The church’s music seems far less substantial than the magnificent sanctuaries and educational buildings. But time will take a heavy told on the physical structures of the church. The seasons of weather and storm, the destructive power of steady decay will one day win the battle against the strongest buildings. Tell me. How many buildings of the church are still cherished after 130 years, or 400, or 800? Show me a building, or a sermon for that matter, with the staying power of “Amazing Grace!”

Music is one of God’s toughest and most indestructible weapons for it dwells in the heart, far removed from the ravages of time. Neither moth nor the rust of time can fade its message. Nothing matches the power of the “bone-melting music of God.”
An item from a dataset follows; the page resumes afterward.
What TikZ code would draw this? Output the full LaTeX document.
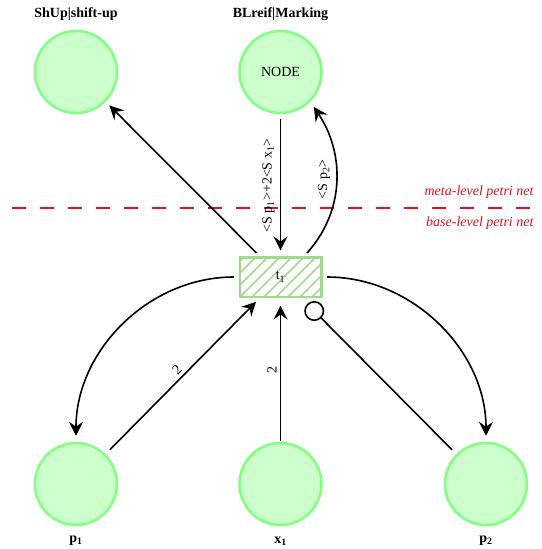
\documentclass[tikz,border=0pt]{standalone}
\usepackage{fontspec}
\setmainfont{Liberation Serif}
\usetikzlibrary{arrows.meta,patterns.meta}
\definecolor{placefill}{HTML}{CCFFCC}
\definecolor{placeline}{HTML}{80FF80}
\definecolor{transline}{HTML}{A0DA90}
\definecolor{levelred}{HTML}{E0101E}

\begin{document}
\begin{tikzpicture}[x=1pt,y=1pt,
  every node/.style={font=\fontsize{14}{16}\selectfont},
  place/.style={circle, draw=placeline, fill=placefill, line width=2.5pt,
    minimum size=82pt, inner sep=0pt},
  transition/.style={rectangle, draw=transline, line width=2.5pt,
    minimum width=81.5pt, minimum height=39.5pt, inner sep=0pt,
    pattern={Lines[angle=45,distance=8.5pt,line width=1.6pt]},
    pattern color=transline},
  arc/.style={line width=1.6pt, -{Stealth[length=14pt,width=14pt,inset=5pt]}},
  inhib/.style={line width=1.6pt, -{Circle[open,length=20pt]}},
  lvl/.style={text=levelred, font=\fontsize{14}{16}\selectfont\itshape, anchor=east},
  caption/.style={font=\fontsize{14}{16}\selectfont\bfseries}]

\useasboundingbox (0,0) rectangle (541,-549);

% places and the transition
\node[place] (shup) at (76,-72) {};
\node[place] (mark) at (280.5,-72) {NODE};
\node[place] (p1) at (76,-484) {};
\node[place] (x1) at (280.5,-484) {};
\node[place] (p2) at (486,-484) {};
\node[transition] (t1) at (280.5,-277) {t\textsubscript{1}};

% place captions
\node[caption] (shupl) at (76,-14) {ShUp|shift-up};
\node[caption] (markl) at (280.5,-14) {BLreif|Marking};
\node[caption] (p1l) at (76,-541) {p\textsubscript{1}};
\node[caption] (x1l) at (280.5,-541) {x\textsubscript{1}};
\node[caption] (p2l) at (486,-541) {p\textsubscript{2}};

% level separator
\coordinate (lvlL) at (12,-208);
\coordinate (lvlR) at (541,-208);
\draw[levelred, line width=1.8pt, dash pattern=on 14pt off 14pt] (lvlL) -- (lvlR);
\node[lvl] (meta) at (537,-192) {meta-level petri net};
\node[lvl] (base) at (537,-223) {base-level petri net};

% meta-level arcs
\draw[arc, shorten <=5pt, shorten >=5pt] (t1) -- (shup);
\draw[arc, shorten <=5pt, shorten >=6pt] (mark) -- (t1)
  node[midway, rotate=90, anchor=south, inner sep=5pt]
  {<S p\textsubscript{1}>+2<S x\textsubscript{1}>};
\draw[arc, shorten >=6pt] ([xshift=-15pt,yshift=3.5pt]t1.north east)
  to[out=48,in=-56]
  node[midway, rotate=90, anchor=south, inner sep=5pt] {<S p\textsubscript{2}>}
  (mark.-45);

% base-level arcs
\draw[arc, shorten <=5pt, shorten >=6pt] (t1.west) to[out=180,in=90] (p1.north);
\draw[arc, shorten <=5pt, shorten >=6pt] (t1.east) to[out=0,in=90] (p2.north);
\draw[arc, shorten <=6pt, shorten >=6pt] (p1) -- (t1)
  node[midway, sloped, above, inner sep=3pt] {2};
\draw[arc, shorten <=1pt, shorten >=8pt] (x1) -- (t1)
  node[midway, sloped, above, inner sep=3pt] {2};
\draw[inhib, shorten <=6pt, shorten >=9pt] (p2) -- (t1);

\end{tikzpicture}
\end{document}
Lastly, the music of God under girds our lives. My former pastor, Dr. Don Harbuck, once preached a sermon on the “Songs of the First Christmas.” In that sermon he told of being in the home of a friend when the tragic news came that he had lost his wife. Years later, that friend commented, “Harbuck, you were with me when the music stopped.”

In every congregation, there are people for whom the music has stopped. The song has gone out of their souls. There is no melody left, no hymn of joy or meaning. Or perhaps there are those who have never had a personal experience with the music of God. For all of those, there is good news. For all who have never known the music, for all who have known the dying of music, and for all of us who long to hear it clearer, there is good news. God is calling us to sing again. God wants to put a new song in your heart. God wants you to hear the music.

Listen! What’s that sound? Can you hear it? It’s the “bone-melting music of God.”

Scripture quotations from the World English Bible.